◆ **Directive**
Write each line of the material exactly as given, from the top through the line that contains "dy = 11 / KY", and omit all pictures.
● ● ● ● ● ● ●
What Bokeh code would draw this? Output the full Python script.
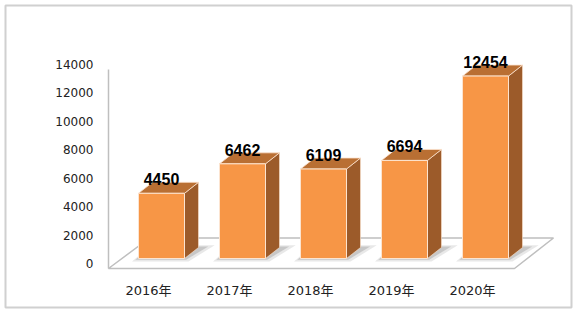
from bokeh.plotting import figure
from bokeh.models import (Range1d, LinearAxis, FixedTicker, ColumnDataSource)
from bokeh.core.properties import value
from bokeh.embed import file_html
from bokeh.resources import INLINE

# ---------------- data ----------------
categories = ["2016年", "2017年", "2018年", "2019年", "2020年"]
values = [4450, 6462, 6109, 6694, 12454]
y_ticks = [0, 2000, 4000, 6000, 8000, 10000, 12000, 14000]

# ---------------- geometry (pixel-based styling constants) ----------------
W, H = 576, 314
FL, FR, FT, FB = 5, 571, 5, 307          # frame edges in px (frame == outer box)
PX_CAT = 81.0                             # px per category
LABEL0_PX = 148.0                         # px of first category label centre
KY = 0.01465                              # px per value unit for bars
BASE_PX = 258.0                           # px of bar baseline
KA = 199.0 / 14000                        # px per unit for the axis labels
AX0_PX = 263.0                            # px of "0" axis label

x_start = -(LABEL0_PX - FL) / PX_CAT
x_end = x_start + (FR - FL) / PX_CAT
y_start = -(FB - BASE_PX) / KY
y_end = y_start + (FB - FT) / KY
a_start = -(FB - AX0_PX) / KA
a_end = a_start + (FB - FT) / KA

def px_x(px):
    return (px - LABEL0_PX) / PX_CAT

def px_y(px):
    return (BASE_PX - px) / KY

def px_a(px):
    return (AX0_PX - px) / KA

bar_shift = 13 / PX_CAT
half_w = 23 / PX_CAT
dx = 14 / PX_CAT
dy = 11 / KY

p = figure(width=W, height=H, output_backend="svg", toolbar_location=None,
           x_range=Range1d(x_start, x_end), y_range=Range1d(y_start, y_end),
           min_border_left=FL, min_border_right=W - FR,
           min_border_top=FT, min_border_bottom=H - FB,
           x_axis_type=None, y_axis_type=None)
p.extra_y_ranges = {"ax": Range1d(a_start, a_end)}
p.grid.visible = False
p.background_fill_color = "white"
p.border_fill_color = "white"
p.outline_line_color = "#d0d0d0"
p.outline_line_width = 2

# ---------------- floor ----------------
fy0 = px_y(268)
fy1 = px_y(237.5)
p.patch([px_x(108), px_x(514), px_x(553), px_x(149)], [fy0, fy0, fy1, fy1],
        fill_color="white", line_color="#bfbfbf", line_width=1.5)

# vertical wall line
p.segment(x0=[px_x(108)], x1=[px_x(108)], y0=[px_a(268)], y1=[px_a(69)],
          y_range_name="ax", line_color="#bfbfbf", line_width=1.5)

# ---------------- bars ----------------
xs = [i + bar_shift for i in range(len(values))]
front_c = "#F79646"
top_c = "#B96F33"
side_c = "#9C5B2A"
edge_c = "#FCE4D0"

for xc, v in zip(xs, values):
    xl, xr = xc - half_w, xc + half_w
    # soft shadows on the floor
    p.patch([xl - 0.08, xr + 0.05, xr + dx + 0.20, xl + dx - 0.02],
            [-200, -200, dy + 150, dy + 150],
            fill_color="#d9d9d9", fill_alpha=0.6, line_color=None)
    p.patch([xl - 0.04, xr + 0.02, xr + dx + 0.12, xl + dx],
            [-80, -80, dy + 60, dy + 60],
            fill_color="#b0b0b0", fill_alpha=0.6, line_color=None)

src = ColumnDataSource(dict(
    x=xs, v=values,
    xl=[x - half_w for x in xs], xr=[x + half_w for x in xs],
    side_xs=[[x + half_w, x + half_w + dx, x + half_w + dx, x + half_w] for x in xs],
    side_ys=[[0, dy, v + dy, v] for v in values],
    top_xs=[[x - half_w, x + half_w, x + half_w + dx, x - half_w + dx] for x in xs],
    top_ys=[[v, v, v + dy, v + dy] for v in values],
    ly=[v + dy for v in values],
    lab=[str(v) for v in values],
))

p.patches("side_xs", "side_ys", source=src, fill_color=side_c,
          line_color=edge_c, line_width=1, line_alpha=0.6)
p.patches("top_xs", "top_ys", source=src, fill_color=top_c,
          line_color=edge_c, line_width=1, line_alpha=0.8)
p.quad(left="xl", right="xr", bottom=0, top="v", source=src,
       fill_color=front_c, line_color=edge_c, line_width=1)

p.text(x="x", y="ly", text="lab", source=src, text_align="center",
       text_baseline="alphabetic", text_font=value("Liberation Sans"),
       text_font_style="bold", text_font_size="16px", text_color="black",
       y_offset=-3)

# ---------------- axes ----------------
yaxis = LinearAxis(y_range_name="ax", fixed_location=px_x(108),
                   ticker=FixedTicker(ticks=y_ticks))
yaxis.axis_line_color = None
yaxis.major_tick_line_color = None
yaxis.minor_tick_line_color = None
yaxis.major_tick_out = 0
yaxis.major_tick_in = 0
yaxis.major_label_standoff = 15
yaxis.major_label_text_font = "DejaVu Sans"
yaxis.major_label_text_font_size = "12px"
yaxis.major_label_text_color = "#222222"
p.add_layout(yaxis, "left")

xaxis = LinearAxis(fixed_location=px_y(272),
                   ticker=FixedTicker(ticks=list(range(len(categories)))))
xaxis.major_label_overrides = {i: c for i, c in enumerate(categories)}
xaxis.axis_line_color = None
xaxis.major_tick_line_color = None
xaxis.minor_tick_line_color = None
xaxis.major_tick_out = 0
xaxis.major_tick_in = 0
xaxis.major_label_standoff = 10
xaxis.major_label_text_font = "DejaVu Sans, Noto Sans CJK SC"
xaxis.major_label_text_font_size = "13px"
xaxis.major_label_text_color = "#222222"
p.add_layout(xaxis, "below")

open("out.html", "w").write(file_html(p, INLINE))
● ● ● ● ● ● ●
◆ **Solved exercise**
What Bokeh code would draw this? Output the full Python script.
from bokeh.plotting import figure
from bokeh.models import (Range1d, LinearAxis, FixedTicker, ColumnDataSource)
from bokeh.core.properties import value
from bokeh.embed import file_html
from bokeh.resources import INLINE

# ---------------- data ----------------
categories = ["2016年", "2017年", "2018年", "2019年", "2020年"]
values = [4450, 6462, 6109, 6694, 12454]
y_ticks = [0, 2000, 4000, 6000, 8000, 10000, 12000, 14000]

# ---------------- geometry (pixel-based styling constants) ----------------
W, H = 576, 314
FL, FR, FT, FB = 5, 571, 5, 307          # frame edges in px (frame == outer box)
PX_CAT = 81.0                             # px per category
LABEL0_PX = 148.0                         # px of first category label centre
KY = 0.01465                              # px per value unit for bars
BASE_PX = 258.0                           # px of bar baseline
KA = 199.0 / 14000                        # px per unit for the axis labels
AX0_PX = 263.0                            # px of "0" axis label

x_start = -(LABEL0_PX - FL) / PX_CAT
x_end = x_start + (FR - FL) / PX_CAT
y_start = -(FB - BASE_PX) / KY
y_end = y_start + (FB - FT) / KY
a_start = -(FB - AX0_PX) / KA
a_end = a_start + (FB - FT) / KA

def px_x(px):
    return (px - LABEL0_PX) / PX_CAT

def px_y(px):
    return (BASE_PX - px) / KY

def px_a(px):
    return (AX0_PX - px) / KA

bar_shift = 13 / PX_CAT
half_w = 23 / PX_CAT
dx = 14 / PX_CAT
dy = 11 / KY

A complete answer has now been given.